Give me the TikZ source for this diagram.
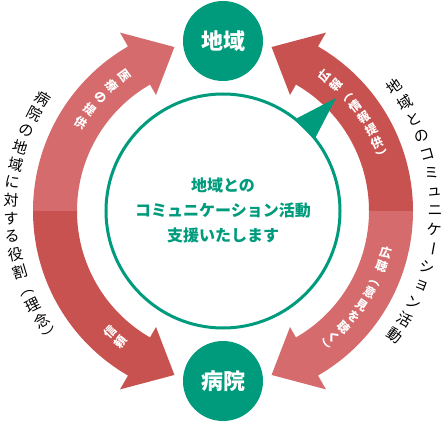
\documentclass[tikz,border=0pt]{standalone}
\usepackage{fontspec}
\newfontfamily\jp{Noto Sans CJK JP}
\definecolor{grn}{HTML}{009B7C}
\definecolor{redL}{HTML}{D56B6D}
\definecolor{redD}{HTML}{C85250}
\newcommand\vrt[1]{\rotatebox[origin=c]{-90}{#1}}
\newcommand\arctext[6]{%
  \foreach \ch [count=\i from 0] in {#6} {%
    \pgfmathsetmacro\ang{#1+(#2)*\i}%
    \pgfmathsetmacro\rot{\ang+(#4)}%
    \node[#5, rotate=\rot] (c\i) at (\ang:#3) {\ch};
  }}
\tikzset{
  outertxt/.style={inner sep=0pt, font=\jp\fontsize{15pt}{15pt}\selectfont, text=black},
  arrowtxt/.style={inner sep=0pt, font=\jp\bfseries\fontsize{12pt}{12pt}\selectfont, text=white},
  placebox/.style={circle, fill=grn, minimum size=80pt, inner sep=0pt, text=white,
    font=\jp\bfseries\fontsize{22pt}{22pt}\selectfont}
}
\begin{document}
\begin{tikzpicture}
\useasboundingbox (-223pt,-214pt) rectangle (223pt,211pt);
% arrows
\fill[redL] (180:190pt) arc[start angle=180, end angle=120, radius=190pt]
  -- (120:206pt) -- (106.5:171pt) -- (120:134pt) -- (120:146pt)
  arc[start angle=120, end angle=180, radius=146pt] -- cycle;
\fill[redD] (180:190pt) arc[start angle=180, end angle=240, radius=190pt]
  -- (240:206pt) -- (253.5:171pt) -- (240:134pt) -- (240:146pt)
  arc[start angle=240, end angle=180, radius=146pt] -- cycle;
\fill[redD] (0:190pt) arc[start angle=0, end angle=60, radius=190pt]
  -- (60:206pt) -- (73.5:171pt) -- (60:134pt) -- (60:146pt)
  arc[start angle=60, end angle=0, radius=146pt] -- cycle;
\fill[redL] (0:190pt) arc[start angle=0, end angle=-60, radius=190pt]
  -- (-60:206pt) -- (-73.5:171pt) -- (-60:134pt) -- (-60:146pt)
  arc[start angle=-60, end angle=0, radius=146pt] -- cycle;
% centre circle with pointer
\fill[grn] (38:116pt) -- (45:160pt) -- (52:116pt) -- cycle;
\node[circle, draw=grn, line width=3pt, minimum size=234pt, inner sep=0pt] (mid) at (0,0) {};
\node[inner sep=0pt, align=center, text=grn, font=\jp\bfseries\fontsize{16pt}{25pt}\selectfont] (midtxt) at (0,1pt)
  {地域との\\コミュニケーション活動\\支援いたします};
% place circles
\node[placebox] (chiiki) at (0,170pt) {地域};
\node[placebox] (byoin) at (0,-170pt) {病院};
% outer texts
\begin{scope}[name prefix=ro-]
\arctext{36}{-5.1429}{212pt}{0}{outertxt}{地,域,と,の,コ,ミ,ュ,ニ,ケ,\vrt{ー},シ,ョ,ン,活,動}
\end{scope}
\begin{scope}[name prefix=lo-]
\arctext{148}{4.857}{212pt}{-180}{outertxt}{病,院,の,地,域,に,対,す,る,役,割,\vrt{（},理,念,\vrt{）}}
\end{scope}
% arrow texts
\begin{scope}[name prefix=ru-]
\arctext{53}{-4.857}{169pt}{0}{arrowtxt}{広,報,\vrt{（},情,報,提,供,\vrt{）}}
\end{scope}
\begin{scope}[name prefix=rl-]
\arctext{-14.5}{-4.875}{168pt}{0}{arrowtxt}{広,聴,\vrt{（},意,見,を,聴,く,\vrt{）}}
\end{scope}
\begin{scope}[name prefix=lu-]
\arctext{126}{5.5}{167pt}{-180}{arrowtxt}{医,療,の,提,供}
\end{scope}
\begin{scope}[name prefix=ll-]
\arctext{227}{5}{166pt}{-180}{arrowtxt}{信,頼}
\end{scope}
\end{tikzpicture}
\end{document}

***

Given exercise » Write out every line above exactly as it is, leaving out the pictures.

Written answer »
Give me the TikZ source for this diagram.
\documentclass[tikz,border=0pt]{standalone}
\usepackage{fontspec}
\newfontfamily\jp{Noto Sans CJK JP}
\definecolor{grn}{HTML}{009B7C}
\definecolor{redL}{HTML}{D56B6D}
\definecolor{redD}{HTML}{C85250}
\newcommand\vrt[1]{\rotatebox[origin=c]{-90}{#1}}
\newcommand\arctext[6]{%
  \foreach \ch [count=\i from 0] in {#6} {%
    \pgfmathsetmacro\ang{#1+(#2)*\i}%
    \pgfmathsetmacro\rot{\ang+(#4)}%
    \node[#5, rotate=\rot] (c\i) at (\ang:#3) {\ch};
  }}
\tikzset{
  outertxt/.style={inner sep=0pt, font=\jp\fontsize{15pt}{15pt}\selectfont, text=black},
  arrowtxt/.style={inner sep=0pt, font=\jp\bfseries\fontsize{12pt}{12pt}\selectfont, text=white},
  placebox/.style={circle, fill=grn, minimum size=80pt, inner sep=0pt, text=white,
    font=\jp\bfseries\fontsize{22pt}{22pt}\selectfont}
}
\begin{document}
\begin{tikzpicture}
\useasboundingbox (-223pt,-214pt) rectangle (223pt,211pt);
% arrows
\fill[redL] (180:190pt) arc[start angle=180, end angle=120, radius=190pt]
  -- (120:206pt) -- (106.5:171pt) -- (120:134pt) -- (120:146pt)
  arc[start angle=120, end angle=180, radius=146pt] -- cycle;
\fill[redD] (180:190pt) arc[start angle=180, end angle=240, radius=190pt]
  -- (240:206pt) -- (253.5:171pt) -- (240:134pt) -- (240:146pt)
  arc[start angle=240, end angle=180, radius=146pt] -- cycle;
\fill[redD] (0:190pt) arc[start angle=0, end angle=60, radius=190pt]
  -- (60:206pt) -- (73.5:171pt) -- (60:134pt) -- (60:146pt)
  arc[start angle=60, end angle=0, radius=146pt] -- cycle;
\fill[redL] (0:190pt) arc[start angle=0, end angle=-60, radius=190pt]
  -- (-60:206pt) -- (-73.5:171pt) -- (-60:134pt) -- (-60:146pt)
  arc[start angle=-60, end angle=0, radius=146pt] -- cycle;
% centre circle with pointer
\fill[grn] (38:116pt) -- (45:160pt) -- (52:116pt) -- cycle;
\node[circle, draw=grn, line width=3pt, minimum size=234pt, inner sep=0pt] (mid) at (0,0) {};
\node[inner sep=0pt, align=center, text=grn, font=\jp\bfseries\fontsize{16pt}{25pt}\selectfont] (midtxt) at (0,1pt)
  {地域との\\コミュニケーション活動\\支援いたします};
% place circles
\node[placebox] (chiiki) at (0,170pt) {地域};
\node[placebox] (byoin) at (0,-170pt) {病院};
% outer texts
\begin{scope}[name prefix=ro-]
\arctext{36}{-5.1429}{212pt}{0}{outertxt}{地,域,と,の,コ,ミ,ュ,ニ,ケ,\vrt{ー},シ,ョ,ン,活,動}
\end{scope}
\begin{scope}[name prefix=lo-]
\arctext{148}{4.857}{212pt}{-180}{outertxt}{病,院,の,地,域,に,対,す,る,役,割,\vrt{（},理,念,\vrt{）}}
\end{scope}
% arrow texts
\begin{scope}[name prefix=ru-]
\arctext{53}{-4.857}{169pt}{0}{arrowtxt}{広,報,\vrt{（},情,報,提,供,\vrt{）}}
\end{scope}
\begin{scope}[name prefix=rl-]
\arctext{-14.5}{-4.875}{168pt}{0}{arrowtxt}{広,聴,\vrt{（},意,見,を,聴,く,\vrt{）}}
\end{scope}
\begin{scope}[name prefix=lu-]
\arctext{126}{5.5}{167pt}{-180}{arrowtxt}{医,療,の,提,供}
\end{scope}
\begin{scope}[name prefix=ll-]
\arctext{227}{5}{166pt}{-180}{arrowtxt}{信,頼}
\end{scope}
\end{tikzpicture}
\end{document}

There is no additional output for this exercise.